About the same time you were leaving the States to begin your new life in Finland, I was moving into something of a different venue, too. Most of my life I’ve lived in neighborhoods with neighborhood people all around, or in buildings with buildings’ people all around. But in August last summer, an opportunity presented itself that would put me where I am now, well outside the city limits with very few neighbors, and in a building to myself: the finished upper level of an actual, gambrel roofed barn.
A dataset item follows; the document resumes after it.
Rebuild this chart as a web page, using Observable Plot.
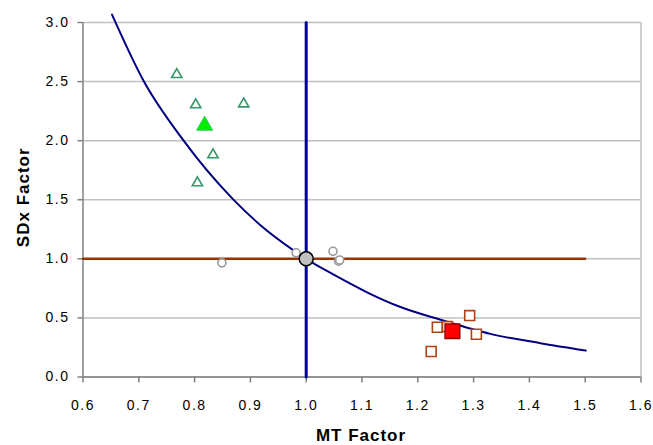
<!DOCTYPE html>
<html><head><meta charset="utf-8">
<script src="https://cdn.jsdelivr.net/npm/d3@7"></script>
<script src="https://cdn.jsdelivr.net/npm/@observablehq/plot@0.6"></script>
<style>
body{margin:0;background:#fff;}
#chart svg{display:block;}
g[aria-label="x-axis tick label"] text, g[aria-label="y-axis tick label"] text{letter-spacing:1.5px;}
</style></head><body><div id="chart"></div>
<script>
// Axis ticks
const xTicks = [0.6,0.7,0.8,0.9,1.0,1.1,1.2,1.3,1.4,1.5,1.6];
const yTicks = [0,0.5,1.0,1.5,2.0,2.5,3.0];
const xTitle = "MT Factor";
const yTitle = "SDx Factor";

// Trade-off curve
const curveX = [0.652,0.709,0.778,0.870,0.918,0.978,1.0,1.011,1.049,1.109,1.169,1.241,1.330,1.420,1.501];
const curveY = [3.067,2.503,2.015,1.499,1.285,1.070,1.0,0.968,0.867,0.717,0.592,0.484,0.365,0.286,0.224];

// Reference lines
const hLineX = [0.6,1.5];
const hLineY = [1.0,1.0];
const vLineX = [1.0,1.0];
const vLineY = [0,3.0];

// Green triangles
const triX = [0.768,0.802,0.888,0.833,0.805];
const triY = [2.559,2.303,2.311,1.880,1.643];
const triMeanX = [0.818];
const triMeanY = [2.128];

// Grey circles
const circX = [0.849,0.982,1.048,1.058,1.060];
const circY = [0.966,1.051,1.064,0.980,0.990];
const circMeanX = [1.0];
const circMeanY = [1.0];

// Brown squares
const sqX = [1.224,1.235,1.253,1.293,1.305];
const sqY = [0.216,0.421,0.427,0.520,0.362];
const sqMeanX = [1.262];
const sqMeanY = [0.387];

const font = "'Liberation Sans', Arial, sans-serif";

const chart = Plot.plot({
  width: 653,
  height: 445,
  marginLeft: 82.5,
  marginRight: 12.5,
  marginTop: 22,
  marginBottom: 68.5,
  style: {fontFamily: font, background: "#fff", color: "#000"},
  x: {domain: [xTicks[0], xTicks[xTicks.length-1]]},
  y: {domain: [yTicks[0], yTicks[yTicks.length-1]]},
  marks: [
    Plot.gridY(yTicks, {stroke: "#c0c0c0", strokeOpacity: 1, strokeWidth: 1.5}),
    Plot.ruleX([xTicks[xTicks.length-1]], {stroke: "#c0c0c0", strokeWidth: 1.5}),
    Plot.ruleY([yTicks[0]], {stroke: "#808080", strokeWidth: 1.5}),
    Plot.ruleX([xTicks[0]], {stroke: "#808080", strokeWidth: 1.5}),
    Plot.axisX({ticks: xTicks, tickFormat: d => d.toFixed(1), tickSize: 6, tickPadding: 17.5, stroke: "#808080", strokeWidth: 1.5, fontSize: 14, label: null}),
    Plot.axisY({ticks: yTicks, tickFormat: d => d.toFixed(1), tickSize: 5, tickPadding: 8.5, stroke: "#808080", strokeWidth: 1.5, fontSize: 14, label: null}),
    Plot.line(hLineX, {x: hLineX, y: hLineY, stroke: "#993300", strokeWidth: 2.5}),
    Plot.line(curveX, {x: curveX, y: curveY, curve: "monotone-x", stroke: "#000080", strokeWidth: 2}),
    Plot.line(vLineX, {x: vLineX, y: vLineY, stroke: "#000099", strokeWidth: 3}),
    Plot.dot(triX, {x: triX, y: triY, symbol: "triangle", r: 3.8, stroke: "#339966", strokeWidth: 1.6, fill: "white"}),
    Plot.dot(triMeanX, {x: triMeanX, y: triMeanY, symbol: "triangle", r: 6, stroke: "#33cc66", strokeWidth: 1, fill: "#00ee00"}),
    Plot.dot(circX, {x: circX, y: circY, symbol: "circle", r: 4, stroke: "#999999", strokeWidth: 1.6, fill: "white"}),
    Plot.dot(circMeanX, {x: circMeanX, y: circMeanY, symbol: "circle", r: 7, stroke: "#000", strokeWidth: 1.5, fill: "#c0c0c0"}),
    Plot.dot(sqX, {x: sqX, y: sqY, symbol: "square", r: 5.6, stroke: "#b0420f", strokeWidth: 1.6, fill: "white"}),
    Plot.dot(sqMeanX, {x: sqMeanX, y: sqMeanY, symbol: "square", r: 8.3, stroke: "#990000", strokeWidth: 1.5, fill: "#ff0000"}),
    Plot.text([xTitle], {text: d => d, frameAnchor: "bottom", lineAnchor: "middle", textAnchor: "middle", dy: 58.5, dx: -1, fontSize: 17, fontWeight: "bold", fill: "#000"}),
    Plot.text([yTitle], {text: d => d, frameAnchor: "left", lineAnchor: "middle", textAnchor: "middle", dx: -59.5, dy: -2.5, rotate: -90, fontSize: 17, fontWeight: "bold", fill: "#000"})
  ]
});
chart.querySelectorAll("text").forEach(t => {
  if (t.textContent === xTitle || t.textContent === yTitle) t.style.letterSpacing = "1px";
});
document.getElementById("chart").appendChild(chart);
</script>
</body></html>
It has been a pleasant adjustment for the most part. There are a few inconveniences, and some modern amenities I’m learning to forego. I no longer own a television set, since cable is not available out here and satellite dishes just don’t look right to me. There’s no city water, just hard water coming out of the ground, and sometimes the pump makes funny noises at random hours of the day and night. I need to feed salt to the water softener so my clothes don’t break in half when they come out of the dryer… But I love it.
The sky at night is clear enough to see things I haven’t seen since I was a small town boy. Sitting on the broad, elevated deck at the east end of the barn, there’s an almost perfect moonrise, I see the Pleiades, shooting stars, and on very clear, dark nights, I can see the banded arm of the Milky Way itself, arcing across the backdrop of infinity from horizon to horizon. I hear distant trains in the dark instead of sirens and other urban undercurrents that I used to absorb automatically into my subconscious mind where it wouldn’t be such a distraction.
I can recall in late August how the sweet corn tasted after snapping off a couple of ears right from the field a few dozen yards from the barn, and the incredible flavor of each mouthful after less than three minutes from stalk to stove. I remember looking out the big west window of the barn and imagining those golden-haired fields gone, asleep for the winter, picturing in my mind the dustorm-like windblown snow sweeping over the wide landscape.
Now, in January, I look out that same window, or march across those same fields wearing layers of warm clothes, insulated boots, scarves, and yes, my trusty Pitkät Kalsarit. In my mind’s eye I try to imagine the frozen, snow-covered mud transformed into shining, golden-haired fields of bounty, the scent of blossoms in the air and warm, humid sunshine making sweat trickle down my face, and the explosion of life springing from the lifeless earth of winter. It’s a ways off yet, but I know it’s coming, and when it does it will be right on time. Until then, the Michigan winter will stake its claim on the land, and not without a fanfare of its own here on the 43rd parallel.